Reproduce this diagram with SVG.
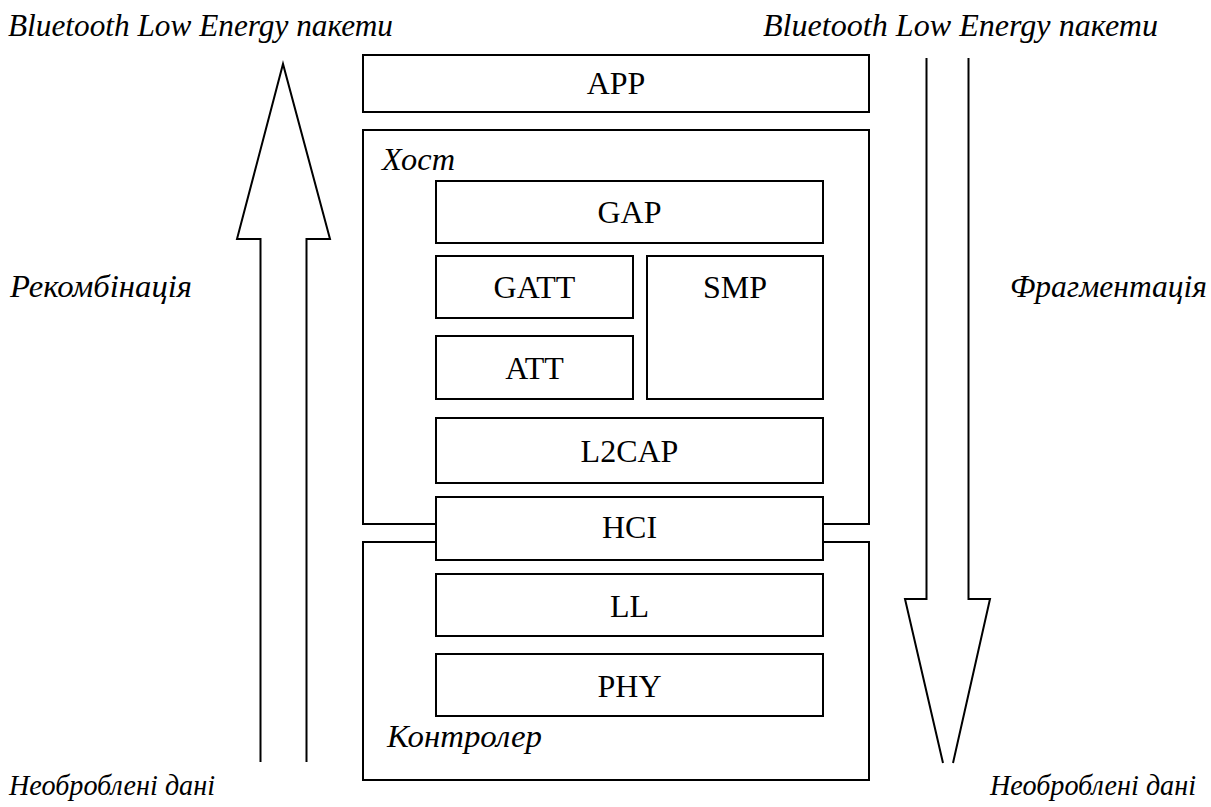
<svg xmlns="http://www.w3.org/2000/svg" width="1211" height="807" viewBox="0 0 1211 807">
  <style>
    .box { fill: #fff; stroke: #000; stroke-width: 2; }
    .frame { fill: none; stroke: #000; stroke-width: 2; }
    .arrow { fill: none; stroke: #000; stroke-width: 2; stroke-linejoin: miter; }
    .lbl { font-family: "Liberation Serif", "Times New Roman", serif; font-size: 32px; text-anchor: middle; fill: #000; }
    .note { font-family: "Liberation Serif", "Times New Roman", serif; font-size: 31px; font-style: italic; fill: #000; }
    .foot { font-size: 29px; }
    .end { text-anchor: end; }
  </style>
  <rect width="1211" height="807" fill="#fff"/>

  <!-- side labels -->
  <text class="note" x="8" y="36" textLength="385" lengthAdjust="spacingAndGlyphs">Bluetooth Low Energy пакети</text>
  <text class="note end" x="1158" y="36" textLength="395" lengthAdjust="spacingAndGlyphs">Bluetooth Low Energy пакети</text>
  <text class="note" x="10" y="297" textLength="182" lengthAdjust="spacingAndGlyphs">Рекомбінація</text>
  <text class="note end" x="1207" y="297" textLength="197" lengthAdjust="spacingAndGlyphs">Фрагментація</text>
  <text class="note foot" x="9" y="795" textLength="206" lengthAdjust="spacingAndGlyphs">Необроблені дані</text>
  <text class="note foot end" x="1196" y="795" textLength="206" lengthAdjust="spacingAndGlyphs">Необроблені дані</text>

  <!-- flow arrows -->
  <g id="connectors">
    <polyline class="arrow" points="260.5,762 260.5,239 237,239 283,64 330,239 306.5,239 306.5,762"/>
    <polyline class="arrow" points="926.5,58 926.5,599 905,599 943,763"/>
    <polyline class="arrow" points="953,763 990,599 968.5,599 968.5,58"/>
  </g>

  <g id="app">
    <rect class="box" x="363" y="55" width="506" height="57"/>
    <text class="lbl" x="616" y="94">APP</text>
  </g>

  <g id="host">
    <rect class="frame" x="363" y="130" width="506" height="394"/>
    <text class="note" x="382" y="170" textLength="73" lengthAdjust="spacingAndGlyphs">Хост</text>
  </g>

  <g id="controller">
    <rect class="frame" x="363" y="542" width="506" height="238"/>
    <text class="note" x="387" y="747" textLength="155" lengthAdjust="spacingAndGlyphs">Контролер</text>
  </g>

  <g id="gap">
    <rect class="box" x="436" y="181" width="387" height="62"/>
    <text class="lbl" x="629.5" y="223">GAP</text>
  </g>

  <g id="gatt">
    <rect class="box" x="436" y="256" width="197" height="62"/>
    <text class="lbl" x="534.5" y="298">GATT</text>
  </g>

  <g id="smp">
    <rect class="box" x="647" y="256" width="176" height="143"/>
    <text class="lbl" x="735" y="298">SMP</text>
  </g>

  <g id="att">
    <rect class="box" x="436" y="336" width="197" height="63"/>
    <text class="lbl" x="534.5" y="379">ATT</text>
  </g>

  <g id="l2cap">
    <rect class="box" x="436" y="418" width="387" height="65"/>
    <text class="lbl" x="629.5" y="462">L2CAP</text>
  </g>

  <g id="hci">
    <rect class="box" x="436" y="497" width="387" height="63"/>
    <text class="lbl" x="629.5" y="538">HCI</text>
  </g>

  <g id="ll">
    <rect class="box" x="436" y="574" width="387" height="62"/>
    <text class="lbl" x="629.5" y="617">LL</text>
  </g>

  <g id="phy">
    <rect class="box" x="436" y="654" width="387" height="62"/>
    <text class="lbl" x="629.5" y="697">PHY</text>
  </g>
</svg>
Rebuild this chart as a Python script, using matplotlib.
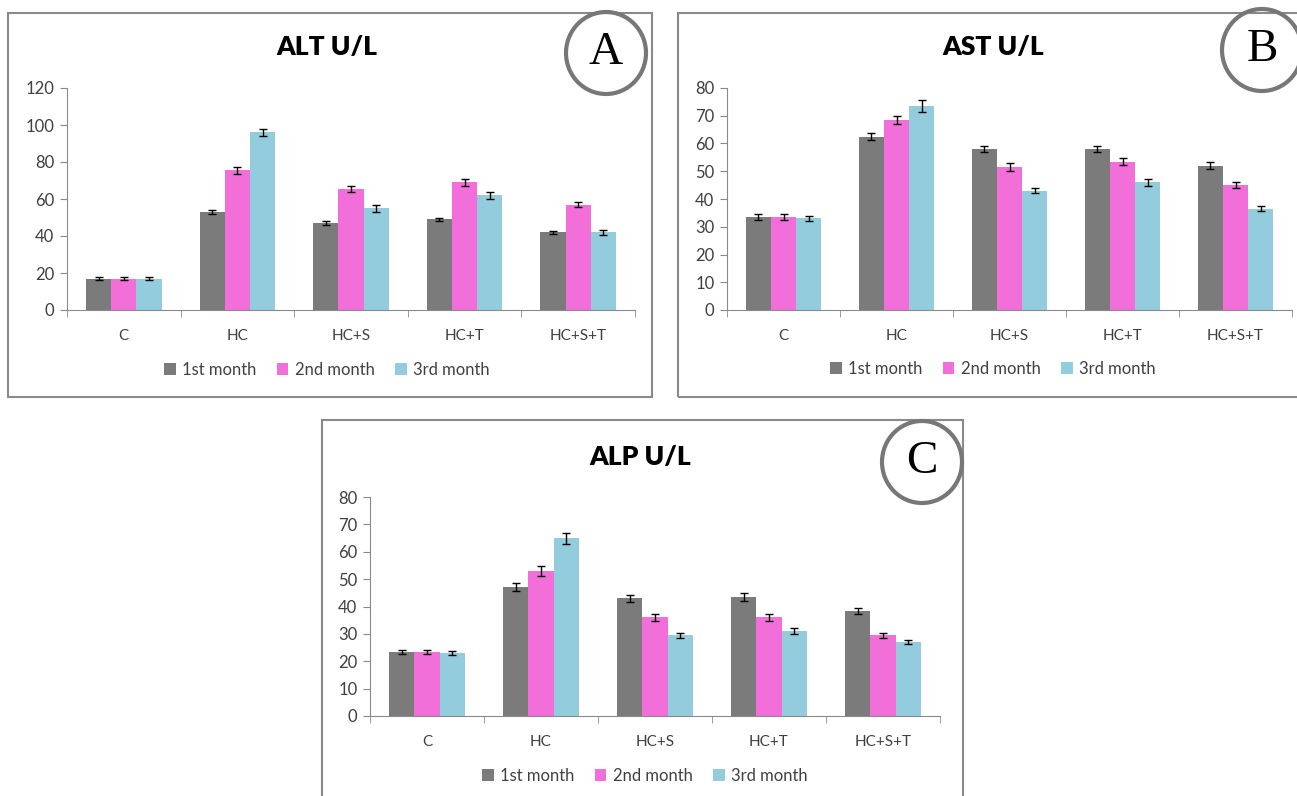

## Your task
Copy out all the data exactly; skip the pictures.

## Finished task
Reproduce this diagram with SVG.
<svg xmlns="http://www.w3.org/2000/svg" width="1211" height="807" viewBox="0 0 1211 807">
  <style>
    .box { fill: #fff; stroke: #000; stroke-width: 2; }
    .frame { fill: none; stroke: #000; stroke-width: 2; }
    .arrow { fill: none; stroke: #000; stroke-width: 2; stroke-linejoin: miter; }
    .lbl { font-family: "Liberation Serif", "Times New Roman", serif; font-size: 32px; text-anchor: middle; fill: #000; }
    .note { font-family: "Liberation Serif", "Times New Roman", serif; font-size: 31px; font-style: italic; fill: #000; }
    .foot { font-size: 29px; }
    .end { text-anchor: end; }
  </style>
  <rect width="1211" height="807" fill="#fff"/>

  <!-- side labels -->
  <text class="note" x="8" y="36" textLength="385" lengthAdjust="spacingAndGlyphs">Bluetooth Low Energy пакети</text>
  <text class="note end" x="1158" y="36" textLength="395" lengthAdjust="spacingAndGlyphs">Bluetooth Low Energy пакети</text>
  <text class="note" x="10" y="297" textLength="182" lengthAdjust="spacingAndGlyphs">Рекомбінація</text>
  <text class="note end" x="1207" y="297" textLength="197" lengthAdjust="spacingAndGlyphs">Фрагментація</text>
  <text class="note foot" x="9" y="795" textLength="206" lengthAdjust="spacingAndGlyphs">Необроблені дані</text>
  <text class="note foot end" x="1196" y="795" textLength="206" lengthAdjust="spacingAndGlyphs">Необроблені дані</text>

  <!-- flow arrows -->
  <g id="connectors">
    <polyline class="arrow" points="260.5,762 260.5,239 237,239 283,64 330,239 306.5,239 306.5,762"/>
    <polyline class="arrow" points="926.5,58 926.5,599 905,599 943,763"/>
    <polyline class="arrow" points="953,763 990,599 968.5,599 968.5,58"/>
  </g>

  <g id="app">
    <rect class="box" x="363" y="55" width="506" height="57"/>
    <text class="lbl" x="616" y="94">APP</text>
  </g>

  <g id="host">
    <rect class="frame" x="363" y="130" width="506" height="394"/>
    <text class="note" x="382" y="170" textLength="73" lengthAdjust="spacingAndGlyphs">Хост</text>
  </g>

  <g id="controller">
    <rect class="frame" x="363" y="542" width="506" height="238"/>
    <text class="note" x="387" y="747" textLength="155" lengthAdjust="spacingAndGlyphs">Контролер</text>
  </g>

  <g id="gap">
    <rect class="box" x="436" y="181" width="387" height="62"/>
    <text class="lbl" x="629.5" y="223">GAP</text>
  </g>

  <g id="gatt">
    <rect class="box" x="436" y="256" width="197" height="62"/>
    <text class="lbl" x="534.5" y="298">GATT</text>
  </g>

  <g id="smp">
    <rect class="box" x="647" y="256" width="176" height="143"/>
    <text class="lbl" x="735" y="298">SMP</text>
  </g>

  <g id="att">
    <rect class="box" x="436" y="336" width="197" height="63"/>
    <text class="lbl" x="534.5" y="379">ATT</text>
  </g>

  <g id="l2cap">
    <rect class="box" x="436" y="418" width="387" height="65"/>
    <text class="lbl" x="629.5" y="462">L2CAP</text>
  </g>

  <g id="hci">
    <rect class="box" x="436" y="497" width="387" height="63"/>
    <text class="lbl" x="629.5" y="538">HCI</text>
  </g>

  <g id="ll">
    <rect class="box" x="436" y="574" width="387" height="62"/>
    <text class="lbl" x="629.5" y="617">LL</text>
  </g>

  <g id="phy">
    <rect class="box" x="436" y="654" width="387" height="62"/>
    <text class="lbl" x="629.5" y="697">PHY</text>
  </g>
</svg>
Rebuild this chart as a Python script, using matplotlib.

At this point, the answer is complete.